Basics of Speech Coding
Most of the recent speech coding algorithms can be categorized as a spectrum coding or a hybrid coding. Spectrum coding models the input speech signal based on a vocal tract model which consists of a signal source and a filter as shown in Fig. 4. A set of parameters obtained by analyzing the input signal are transmitted to the receiver. Hybrid coding synthesizes an approximated speech signal based on a vocal tract model. A set of parameters used for this first synthesis are modified to minimize the error between the original and the synthesized speech signals. A best parameter set can be searched for by repeating this analysis-by-synthesis procedure. The obtained set of parameters are transmitted to the receiver as the compressed data after quantization. In the decoder, a set of parameters for Source and LP (linear prediction) synthesis filtering are recovered by inverse quantization. These parameter values are used to operate the same vocal tract model as in the encoder.

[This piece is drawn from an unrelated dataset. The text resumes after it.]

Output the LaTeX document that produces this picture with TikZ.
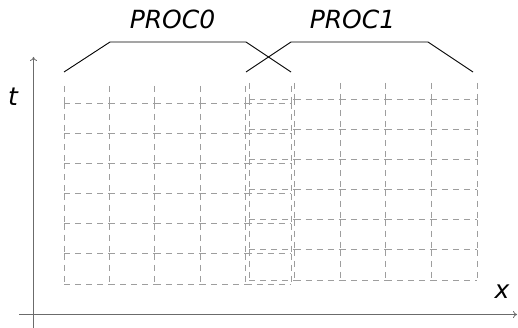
\documentclass[tikz,border=0pt]{standalone}
\usepackage{fontspec}
\setmainfont{DejaVu Sans}
\usetikzlibrary{arrows.meta}
\begin{document}
\begin{tikzpicture}[x=1pt,y=-1pt,
  cellline/.style={draw=black!38, line width=0.9pt, dash pattern=on 6pt off 5pt},
  axisline/.style={draw=black!58, line width=1.6pt, -{To[length=4pt,width=7pt,line width=0.8pt]}},
  brace/.style={draw=black, line width=0.9pt},
  lbl/.style={font=\fontsize{25}{30}\selectfont\itshape, inner sep=0pt, anchor=base}]
\useasboundingbox (0,0) rectangle (518,328);
% PROC0 grid
\foreach \i in {0,...,5}{
  \pgfmathsetmacro\xx{64+45.4*\i}
  \draw[cellline] (\xx,86) -- (\xx,103);
  \foreach \j in {0,...,5}{
    \pgfmathsetmacro\ya{103+30.17*\j}
    \pgfmathsetmacro\yb{103+30.17*(\j+1)}
    \draw[cellline] (\xx,\ya) -- (\xx,\yb);
  }
}
\foreach \i in {0,...,4}{
  \pgfmathsetmacro\xa{64+45.4*\i}
  \pgfmathsetmacro\xb{64+45.4*(\i+1)}
  \foreach \j in {0,...,6}{
    \pgfmathsetmacro\ya{103+30.17*\j}
    \draw[cellline] (\xa,\ya) -- (\xb,\ya);
  }
}
% PROC1 grid
\foreach \i in {0,...,5}{
  \pgfmathsetmacro\xx{249+45.6*\i}
  \draw[cellline] (\xx,83) -- (\xx,99);
  \foreach \j in {0,...,5}{
    \pgfmathsetmacro\ya{99+30.17*\j}
    \pgfmathsetmacro\yb{99+30.17*(\j+1)}
    \draw[cellline] (\xx,\ya) -- (\xx,\yb);
  }
}
\foreach \i in {0,...,4}{
  \pgfmathsetmacro\xa{249+45.6*\i}
  \pgfmathsetmacro\xb{249+45.6*(\i+1)}
  \foreach \j in {0,...,6}{
    \pgfmathsetmacro\ya{99+30.17*\j}
    \draw[cellline] (\xa,\ya) -- (\xb,\ya);
  }
}
% axes
\coordinate (o1) at (33.5,328);
\coordinate (t1) at (33.5,57);
\coordinate (o2) at (19,314.5);
\coordinate (x1) at (517,314.5);
\draw[axisline] (o1) -- (t1);
\draw[axisline] (o2) -- (x1);
% brackets
\coordinate (a0) at (64,72);
\coordinate (a1) at (110,42);
\coordinate (a2) at (246,42);
\coordinate (a3) at (291,72);
\draw[brace] (a0) -- (a1) -- (a2) -- (a3);
\coordinate (b0) at (246,72);
\coordinate (b1) at (291,42);
\coordinate (b2) at (428,42);
\coordinate (b3) at (473,72);
\draw[brace] (b0) -- (b1) -- (b2) -- (b3);
% labels
\node[lbl] (p0) at (172.5,29) {PROC0};
\node[lbl] (p1) at (352.5,29) {PROC1};
\node[lbl] (tl) at (13,106) {t};
\node[lbl] (xl) at (502,298) {x};
\end{tikzpicture}
\end{document}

Figure 5: Hybrid Speech Coding
![]()
Fig. 5 depicts a blockdiagram of hybrid speech coding. Source and LP Synth Filter in Fig.5 correspond to those in Fig. 4. Upon parameter search, the error between the input signal and the synthesized signal is weighted by a PW (perceptually weighted) filter. This filter has a frequency response which takes the human auditory system into consideration, thus, a perceptually best parameter selection can be achieved.